WASHINGTON (AP) — Future generations of semi-trucks, school buses and large pickups will need to cut fuel consumption and emissions by 10 to 20 percent under first-ever fuel efficiency rules for trucks announced Monday by the Obama administration.
For the first time, the Environmental Protection Agency and the Transportation Department released proposed fuel economy requirements and reductions in tailpipe emissions for medium- and heavy-duty trucks, beginning with those sold in the 2014 model year and into the 2018 model year.
The proposal, which is expected to be finalized next summer, seeks a 20 percent reduction in carbon dioxide emissions and fuel consumption from big rig combination tractors by 2018. Large tractor-trailers tend to be driven up to 150,000 miles a year, making them prime candidates for improved fuel efficiency.
Heavy duty pickup trucks, such as heavy-duty versions of the Ford F-Series, along with large vans would face separate gasoline and diesel truck standards phased in beginning in the 2014 model year.
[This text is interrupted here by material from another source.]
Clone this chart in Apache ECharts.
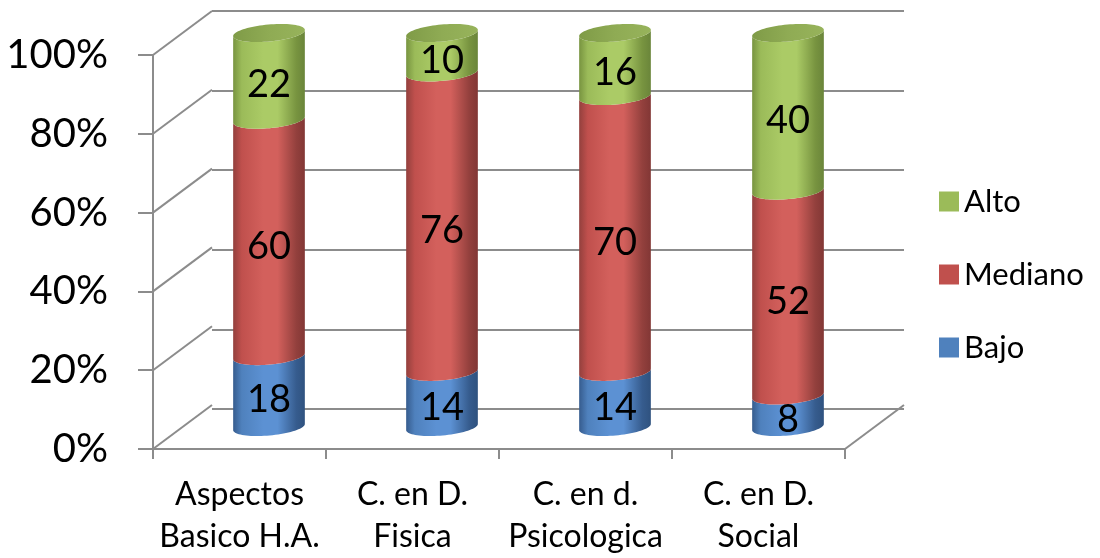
<!DOCTYPE html>
<html>
<head>
<meta charset="utf-8">
<style>
  html, body { margin: 0; padding: 0; background: #ffffff; }
  #chart { width: 1100px; height: 558px; }
</style>
<script src="https://cdn.jsdelivr.net/npm/echarts@6/dist/echarts.min.js"></script>
</head>
<body>
<div id="chart"></div>
<script>
// Categories and stacked percentages per level
const categories = ['Aspectos\nBasico H.A.', 'C. en D.\nFisica', 'C. en d.\nPsicologica', 'C. en D.\nSocial'];
const bajo = [18, 14, 14, 8];
const mediano = [60, 76, 70, 52];
const alto = [22, 10, 16, 40];
const yTicks = [0, 20, 40, 60, 80, 100];
const seriesNames = ['Bajo', 'Mediano', 'Alto'];

// Depth of the 3D box (back wall offset from the front plane), in pixels
const DX = 59, DY = -44;
const FONT = 'Lato, "Open Sans", sans-serif';
const GRID_COLOR = '#8c8c8c';

const palette = {
  Bajo:    { base: '#4F81BD', dark: '#365C8E', light: '#5C91D3', edge: '#2F527F' },
  Mediano: { base: '#C0504D', dark: '#93403D', light: '#D3605C', edge: '#823735' },
  Alto:    { base: '#9BBB59', dark: '#789440', light: '#ABCB66', edge: '#6A853A' }
};

const chart = echarts.init(document.getElementById('chart'), null, { renderer: 'canvas' });

// front plane grid
const F = { left: 153, right: 255, top: 55, bottom: 105 };

function ellipsePts(cx, cy, rx, ry, t0, t1, n) {
  const th = -0.09, c = Math.cos(th), s = Math.sin(th);
  const pts = [];
  for (let k = 0; k <= n; k++) {
    const t = t0 + (t1 - t0) * k / n;
    const ex = rx * Math.cos(t), ey = ry * Math.sin(t);
    pts.push([cx + ex * c - ey * s, cy + ex * s + ey * c]);
  }
  return pts;
}

function buildStack(values, offsets) {
  return values.map((v, i) => [i, offsets[i], offsets[i] + v, v]);
}
const start1 = bajo.map(() => 0);
const start2 = bajo.slice();
const start3 = bajo.map((b, i) => b + mediano[i]);
const stacks = {
  Bajo: buildStack(bajo, start1),
  Mediano: buildStack(mediano, start2),
  Alto: buildStack(alto, start3)
};

function cylinderRender(name, withCap) {
  const col = palette[name];
  return function (params, api) {
    const i = api.value(0), s = api.value(1), e = api.value(2), val = api.value(3);
    const pb = api.coord([i, s]);
    const pt = api.coord([i, e]);
    const bw = api.size([1, 0])[0];
    const rx = bw * 0.208, ry = 8.5;
    const cx = pb[0] + DX / 2;
    const yb = pb[1] + DY / 2;
    const yt = pt[1] + DY / 2;
    const top = ellipsePts(cx, yt, rx, ry, Math.PI, 0, 40);
    const bot = ellipsePts(cx, yb, rx, ry, 0, Math.PI, 40);
    const grad = new echarts.graphic.LinearGradient(0, 0, 1, 0, [
      { offset: 0, color: col.dark },
      { offset: 0.12, color: col.base },
      { offset: 0.42, color: col.light },
      { offset: 0.62, color: col.light },
      { offset: 0.88, color: col.dark },
      { offset: 1, color: col.edge }
    ]);
    const children = [{
      type: 'polygon',
      shape: { points: top.concat(bot) },
      style: { fill: grad, stroke: null }
    }];
    if (withCap) {
      const cap = ellipsePts(cx, yt, rx, ry, 0, Math.PI * 2, 80);
      children.push({
        type: 'polygon',
        shape: { points: cap },
        style: {
          fill: new echarts.graphic.LinearGradient(0, 0, 1, 0, [
            { offset: 0, color: '#7F9B47' },
            { offset: 0.5, color: '#8FAB54' },
            { offset: 1, color: '#97B35B' }
          ])
        }
      });
    }
    children.push({
      type: 'text',
      style: {
        text: String(val),
        x: cx, y: (yt + yb) / 2 + ry,
        align: 'center', verticalAlign: 'middle',
        font: '38px ' + FONT,
        fill: '#000000'
      },
      z2: 10
    });
    return { type: 'group', children: children };
  };
}

// wall edges joining the front axis to the back wall
const frameData = yTicks.map(v => [0, v, 0]).concat([[categories.length - 1, 0, 1]]);

function frameRender(params, api) {
  const i = api.value(0), v = api.value(1), side = api.value(2);
  const p = api.coord([i, v]);
  const bw = api.size([1, 0])[0];
  const x = side === 0 ? p[0] - bw / 2 : p[0] + bw / 2;
  return {
    type: 'line',
    shape: { x1: x, y1: p[1], x2: x + DX, y2: p[1] + DY },
    style: { stroke: GRID_COLOR, lineWidth: 2 }
  };
}

const option = {
  backgroundColor: '#ffffff',
  animation: false,
  grid: [
    { left: F.left, right: F.right, top: F.top, bottom: F.bottom },
    { left: F.left + DX, right: F.right - DX, top: F.top + DY, bottom: F.bottom - DY }
  ],
  legend: {
    data: ['Alto', 'Mediano', 'Bajo'],
    orient: 'vertical',
    left: 934,
    top: 181,
    icon: 'rect',
    itemWidth: 20,
    itemHeight: 20,
    itemGap: 42,
    textStyle: { fontFamily: FONT, fontSize: 31, color: '#000000' }
  },
  xAxis: [
    {
      type: 'category', gridIndex: 0, data: categories,
      axisLine: { show: true, lineStyle: { color: GRID_COLOR, width: 2 } },
      axisTick: { show: true, length: 10, lineStyle: { color: GRID_COLOR, width: 2 } },
      axisLabel: { fontFamily: FONT, fontSize: 32, color: '#000000', lineHeight: 42, margin: 25, interval: 0 },
      splitLine: { show: false }
    },
    {
      type: 'category', gridIndex: 1, data: categories, show: false
    }
  ],
  yAxis: [
    {
      type: 'value', gridIndex: 0, min: 0, max: 100, interval: 20,
      axisLine: { show: true, lineStyle: { color: GRID_COLOR, width: 2 } },
      axisTick: { show: true, length: 15, lineStyle: { color: GRID_COLOR, width: 2 } },
      axisLabel: { formatter: '{value}%', fontFamily: FONT, fontSize: 40, color: '#000000', margin: 45 },
      splitLine: { show: false }
    },
    {
      type: 'value', gridIndex: 1, min: 0, max: 100, interval: 20,
      axisLine: { show: false }, axisTick: { show: false }, axisLabel: { show: false },
      splitLine: { show: true, lineStyle: { color: GRID_COLOR, width: 2 } }
    }
  ],
  series: [
    {
      type: 'custom', name: 'frame', xAxisIndex: 0, yAxisIndex: 0,
      data: frameData, renderItem: frameRender, silent: true, z: 1
    },
    {
      type: 'custom', name: 'Bajo', xAxisIndex: 0, yAxisIndex: 0,
      itemStyle: { color: palette.Bajo.base },
      data: stacks.Bajo, renderItem: cylinderRender('Bajo', false), z: 3
    },
    {
      type: 'custom', name: 'Mediano', xAxisIndex: 0, yAxisIndex: 0,
      itemStyle: { color: palette.Mediano.base },
      data: stacks.Mediano, renderItem: cylinderRender('Mediano', false), z: 3
    },
    {
      type: 'custom', name: 'Alto', xAxisIndex: 0, yAxisIndex: 0,
      itemStyle: { color: palette.Alto.base },
      data: stacks.Alto, renderItem: cylinderRender('Alto', true), z: 3
    }
  ]
};

chart.setOption(option);
</script>
</body>
</html>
Vehicles running on gasoline would need to reach a 10 percent cut in fuel consumption and emissions by 2018 while diesel vehicles would need to hit 15 percent reductions by then.
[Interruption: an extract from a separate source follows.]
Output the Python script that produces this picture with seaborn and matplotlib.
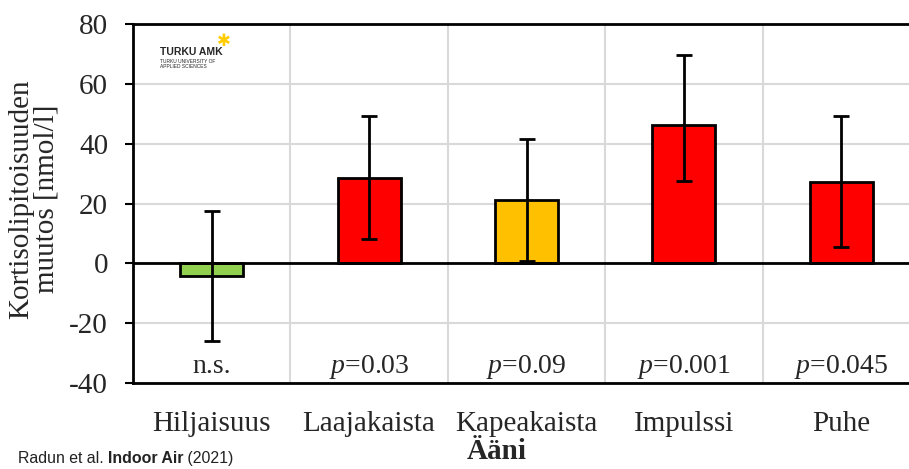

So-called "vocational trucks" such as garbage trucks and transit and school buses would need to achieve a 10 percent reduction in fuel consumption and emissions by 2018.
The White House has sought stricter fuel economy standards across the nation's fleet as a way to reduce dependence on oil and cut greenhouse gas emissions tied to global warming. The fleet of new cars, pickup trucks and SUVs will need to reach 35.5 mpg by 2016, and the government is developing plans for future vehicle models that could push the standards to a range from 47 mpg to 62 mpg by 2025.
Medium-duty and heavy-duty trucks are much less fuel-efficient than conventional automobiles; the fleet of tractor-trailers typically get about 6 mpg to 7 mpg, while work trucks can achieve 10 to 11 mpg. While only representing 4 percent of the vehicles on the road, they consume about 20 percent of the transportation fuel in the U.S.
EPA Administrator Lisa P. Jackson said that in addition to the reduction in pollution, "greater fuel economy will shrink fuel costs for small businesses that depend on pickups and heavy duty vehicles, shipping companies and cities and towns with fleets of these vehicles."
The improvements in fuel efficiency will come through a combination of more efficient engines, improved aerodynamics and better tires.
The agencies estimated the new requirements would add $7.7 billion to the costs of heavy-duty trucks but said the efficiency upgrades would save $49 billion over the life of the vehicles. They said the operator of a semi-truck, for example, could pay for the $5,900 in technology improvements in less than a year and save as much as $74,000 over the truck's lifetime.
Truck manufacturers and suppliers have sought national standards that help them plan for the changes. Rich Freeland, president of Cummins Inc.'s engine business, said the regulations would "add real value to our customers, as better fuel economy lowers their operating costs."
Bill Graves, president of the American Trucking Associations, said the proposal was "feasible and can be attained through technologies currently available to motor carriers."
President Barack Obama said in May that he intended to release the standards this year, estimating then that the fuel efficiency of tractor-trailers could be improved by 25 percent using existing technologies.
A National Academy of Sciences report issued this year said the trucks could make broad improvements during the decade through existing technologies. It found that using advanced diesel engines in tractor-trailers could reduce fuel consumption by up to 20 percent by 2020 while hybrid versions of garbage trucks and buses could see a 35 percent cut in fuel use by 2020.
Environmental groups said they supported the push for greater fuel efficiency but said the plan should be strengthened to boost the long-term benefits.
Dan Becker, director of the safe climate campaign for the Center for Auto Safety, said that while the administration deserves credit for issuing the standards, "the bad news is that the proposal leaves almost half of the pollution savings on the table compared to what the National Academy of Sciences recommended."
The requirements would be voluntary at first but most trucks would need to comply in the 2016 or 2017 model year.
Commercial trailers would not be included in the requirements. Jackson said the agencies may consider regulating the trailers in future rulemaking.